* start Data segment *
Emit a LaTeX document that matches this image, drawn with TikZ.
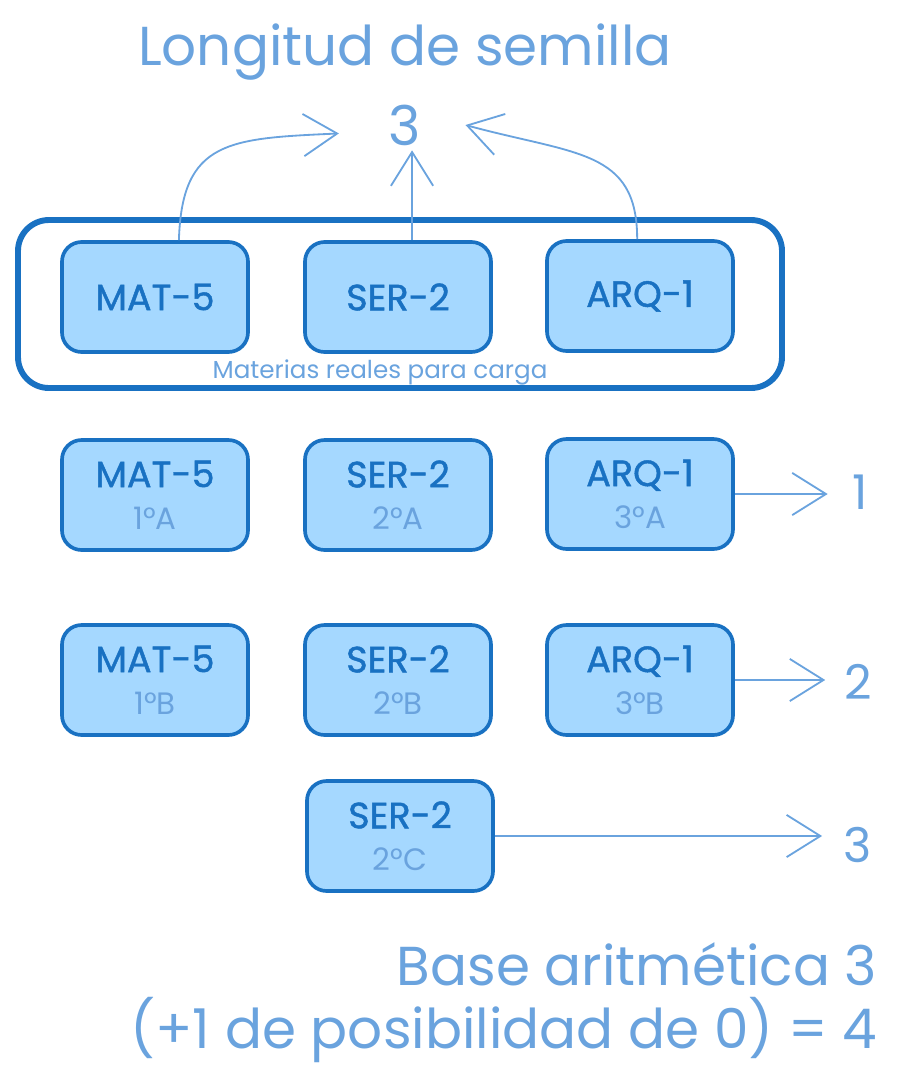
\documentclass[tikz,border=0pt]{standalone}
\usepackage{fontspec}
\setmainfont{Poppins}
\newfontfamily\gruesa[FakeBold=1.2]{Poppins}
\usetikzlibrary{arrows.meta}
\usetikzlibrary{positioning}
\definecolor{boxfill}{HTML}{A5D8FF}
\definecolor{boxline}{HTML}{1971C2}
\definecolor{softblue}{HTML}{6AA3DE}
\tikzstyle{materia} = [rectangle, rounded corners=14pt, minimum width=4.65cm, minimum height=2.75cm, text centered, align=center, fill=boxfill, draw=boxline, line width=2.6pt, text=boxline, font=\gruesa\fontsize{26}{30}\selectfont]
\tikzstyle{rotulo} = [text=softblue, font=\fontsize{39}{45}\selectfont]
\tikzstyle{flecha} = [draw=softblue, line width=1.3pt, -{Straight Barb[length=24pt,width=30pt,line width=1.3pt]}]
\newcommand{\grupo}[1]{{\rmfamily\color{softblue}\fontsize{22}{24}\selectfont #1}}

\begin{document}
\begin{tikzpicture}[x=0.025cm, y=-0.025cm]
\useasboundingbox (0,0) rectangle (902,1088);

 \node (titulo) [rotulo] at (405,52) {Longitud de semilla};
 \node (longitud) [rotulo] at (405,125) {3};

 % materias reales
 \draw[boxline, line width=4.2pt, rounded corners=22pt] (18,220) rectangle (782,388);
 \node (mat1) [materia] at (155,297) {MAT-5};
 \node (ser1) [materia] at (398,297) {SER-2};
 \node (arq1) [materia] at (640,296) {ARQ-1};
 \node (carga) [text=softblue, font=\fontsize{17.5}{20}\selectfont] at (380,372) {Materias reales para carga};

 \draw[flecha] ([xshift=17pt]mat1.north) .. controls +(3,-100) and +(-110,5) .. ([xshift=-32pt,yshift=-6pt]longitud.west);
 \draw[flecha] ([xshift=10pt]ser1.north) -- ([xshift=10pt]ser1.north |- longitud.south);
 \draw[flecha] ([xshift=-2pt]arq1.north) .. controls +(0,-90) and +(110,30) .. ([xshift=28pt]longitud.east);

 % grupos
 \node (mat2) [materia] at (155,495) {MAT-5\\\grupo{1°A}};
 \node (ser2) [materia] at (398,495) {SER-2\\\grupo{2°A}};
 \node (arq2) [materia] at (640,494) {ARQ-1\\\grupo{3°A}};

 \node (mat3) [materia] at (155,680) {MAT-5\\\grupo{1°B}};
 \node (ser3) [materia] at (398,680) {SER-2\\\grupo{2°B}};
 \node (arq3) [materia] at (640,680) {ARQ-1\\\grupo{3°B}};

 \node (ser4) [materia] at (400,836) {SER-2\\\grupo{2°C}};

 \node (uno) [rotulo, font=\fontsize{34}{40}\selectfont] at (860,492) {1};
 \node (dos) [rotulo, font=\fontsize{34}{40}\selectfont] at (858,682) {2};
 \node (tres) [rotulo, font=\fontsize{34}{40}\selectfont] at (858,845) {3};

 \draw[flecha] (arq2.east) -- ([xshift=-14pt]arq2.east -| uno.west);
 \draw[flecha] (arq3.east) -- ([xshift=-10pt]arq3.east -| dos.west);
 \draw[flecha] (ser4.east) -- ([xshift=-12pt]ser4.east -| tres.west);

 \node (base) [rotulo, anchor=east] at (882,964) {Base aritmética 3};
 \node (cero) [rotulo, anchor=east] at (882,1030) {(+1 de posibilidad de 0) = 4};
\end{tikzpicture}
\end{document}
* end Data segment *
Please repeat exactly the data above from its first line to the line that contains "(0,0) rectangle (902,1088);", inclusive, and leave every picture out.

### [Task answer]
Emit a LaTeX document that matches this image, drawn with TikZ.
\documentclass[tikz,border=0pt]{standalone}
\usepackage{fontspec}
\setmainfont{Poppins}
\newfontfamily\gruesa[FakeBold=1.2]{Poppins}
\usetikzlibrary{arrows.meta}
\usetikzlibrary{positioning}
\definecolor{boxfill}{HTML}{A5D8FF}
\definecolor{boxline}{HTML}{1971C2}
\definecolor{softblue}{HTML}{6AA3DE}
\tikzstyle{materia} = [rectangle, rounded corners=14pt, minimum width=4.65cm, minimum height=2.75cm, text centered, align=center, fill=boxfill, draw=boxline, line width=2.6pt, text=boxline, font=\gruesa\fontsize{26}{30}\selectfont]
\tikzstyle{rotulo} = [text=softblue, font=\fontsize{39}{45}\selectfont]
\tikzstyle{flecha} = [draw=softblue, line width=1.3pt, -{Straight Barb[length=24pt,width=30pt,line width=1.3pt]}]
\newcommand{\grupo}[1]{{\rmfamily\color{softblue}\fontsize{22}{24}\selectfont #1}}

\begin{document}
\begin{tikzpicture}[x=0.025cm, y=-0.025cm]
\useasboundingbox (0,0) rectangle (902,1088);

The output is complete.